Des Voix—Écoutez! Écoutez, et oh! oh!
George-Étienne Cartier [Montréal Est, Procureur-Général Est]—Je ne veux pas dire, assurément, que le projet n’ait pas d’adversaires respectables; ce que je veux dire, c’est que la nouvelle constitution rencontra l’approbation générale de toutes les classes que j’ai énumérées plus haut.
Je suis opposé au système démocratique qui prévaut aux États-Unis. En ce pays, il nous faut une forme distincte de gouvernement qui soit caractérisé par l’élément monarchique. Quand nous serons confédérés, il n’y a pas de doute que notre gouvernement sera plus important, qu’il aura plus de prestige et commandera plus le respect de nos voisins.
Des Voix—Écoutez, écoutez.
George-Étienne Cartier [Montréal Est, Procureur-Général Est]—Le grand défaut aux États-Unis c’est l’absence de quel qu’élément exécutif respectable. Comment le chef du gouvernement des États-Unis est-il choisi? Des candidats se mettent sur les rangs et chacun d’eux est vilipendé, conspué par le parti opposé. L’un deux triomphes et arrive au fauteuil présidentiel; mais même alors, il n’est pas respecté par ceux qui ont opposé son élection et qui ont essayé de le faire passer pour l’homme le plus corrompu et le plus méprisable qui existe au monde. Sous le système anglais, les ministres peuvent être censurés et insultés, mais les insultes n’atteignent jamais la souveraine. Que nous devenions royaume ou vice royauté quel que soit le nom qu’on nous donne—nous aurons, sans aucun doute, un nouveau prestige.
C’est mon plus grand désir que la confédération soit adoptée par la Chambre. L’occasion est favorable, comme l’ai bien dit mon honorable collègue, M. J.A. Macdonald, pour examiner ce projet. Nous savons que l’approbation du gouvernement impérial nous est assurée.

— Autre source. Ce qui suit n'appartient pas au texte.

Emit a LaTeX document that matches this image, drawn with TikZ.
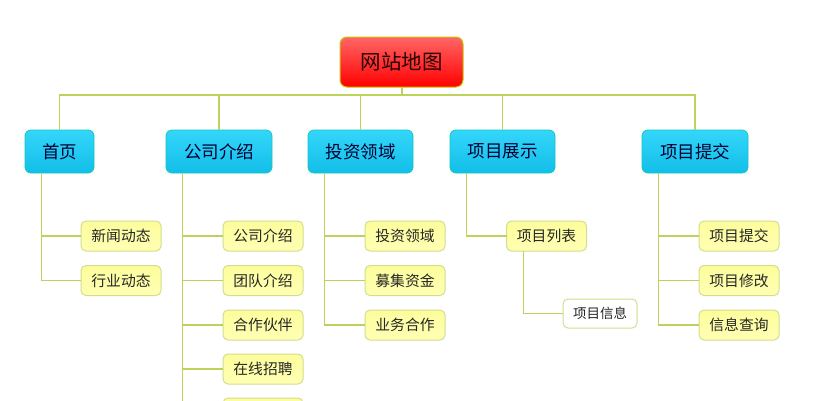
\documentclass[tikz,border=0pt]{standalone}
\usepackage{fontspec}
\setmainfont{Noto Sans CJK SC}
\definecolor{linegreen}{HTML}{BBD35C}
\definecolor{leafedge}{HTML}{D3DE8C}
\definecolor{topictop}{HTML}{34D6FA}
\definecolor{topicbot}{HTML}{12BEE8}
\definecolor{leaftop}{HTML}{FDFD9C}
\definecolor{leafbot}{HTML}{FFFFB4}
\begin{document}
\begin{tikzpicture}[x=1pt,y=-1pt]
	\tikzset{rootbox/.style={draw=orange!60!yellow!80!green,line width=1pt,rounded corners=7pt,minimum width=123pt,minimum height=50pt,inner sep=0pt,outer sep=0pt,top color=red!60,middle color=red,bottom color=red,font=\fontsize{20.5}{20.5}\selectfont,text=black!85!red}}
	\tikzset{topicbox/.style={draw=topicbot!80!green,line width=0.8pt,rounded corners=6pt,minimum height=43pt,inner sep=0pt,outer sep=0pt,top color=topictop,bottom color=topicbot,font=\fontsize{17.5}{17.5}\selectfont,text=black!80!blue}}
	\tikzset{leafbox/.style={draw=leafedge,line width=1pt,rounded corners=5pt,minimum width=80pt,minimum height=30pt,inner sep=0pt,outer sep=0pt,top color=leaftop,bottom color=leafbot,font=\fontsize{14.8}{14.8}\selectfont,text=black!85}}
	\tikzset{infobox/.style={draw=leafedge,line width=1pt,rounded corners=5pt,minimum width=74pt,minimum height=29pt,inner sep=0pt,outer sep=0pt,fill=white,font=\fontsize{13.5}{13.5}\selectfont,text=black!85}}
	\tikzset{branch/.style={draw=linegreen,line width=1.3pt}}
	\clip (0,0) rectangle (821,400);
	\fill[white] (0,0) rectangle (821,400);
	\node[rootbox] (site) at (401.5,62) {网站地图};
	\foreach \name/\cx/\boxw/\txt in {home/59.5/69/首页,about/219/106/公司介绍,invest/360.5/105/投资领域,show/502.5/105/项目展示,submit/695/106/项目提交}
		\node[topicbox,minimum width=\boxw pt] (\name) at (\cx,151.5) {\txt};
	\foreach \name/\cx/\cy/\txt in {news/121/236/新闻动态,trade/121/280.5/行业动态,
		intro/263/236/公司介绍,team/263/280.5/团队介绍,partner/263/325/合作伙伴,jobs/263/369/在线招聘,more/263/413/{},
		field/405/236/投资领域,funds/405/280.5/募集资金,biz/405/325/业务合作,
		list/546.5/236/项目列表,
		send/739/236/项目提交,edit/739/280.5/项目修改,query/739/325/信息查询}
		\node[leafbox] (\name) at (\cx,\cy) {\txt};
	\node[infobox] (info) at (600,313.5) {项目信息};
	\coordinate (bus) at (402,95);
	\draw[branch] (site.south -| bus) -- (bus);
	\foreach \name in {home,about,invest,show,submit}
		\draw[branch] (bus) -| (\name.north);
	\foreach \parent/\kid in {home/news,home/trade,about/intro,about/team,about/partner,about/jobs,about/more,invest/field,invest/funds,invest/biz,show/list,submit/send,submit/edit,submit/query}
		\draw[branch] ([xshift=16.5pt]\parent.south west) |- (\kid.west);
	\draw[branch] ([xshift=17pt]list.south west) |- (info.west);
\end{tikzpicture}
\end{document}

Ainsi si le Canada adopte ces résolutions, comme je n’en ai aucun doute, et si les autres colonies en font autant, le gouvernement impérial va être appelé à passer une mesure qui aura pour effet de donner un gouvernement central ou général fort et des gouvernements locaux qui auront la garde des personnes, des propriétés et des droits civils et religieux appartenant à la population de chaque section. (Acclamations prolongées.)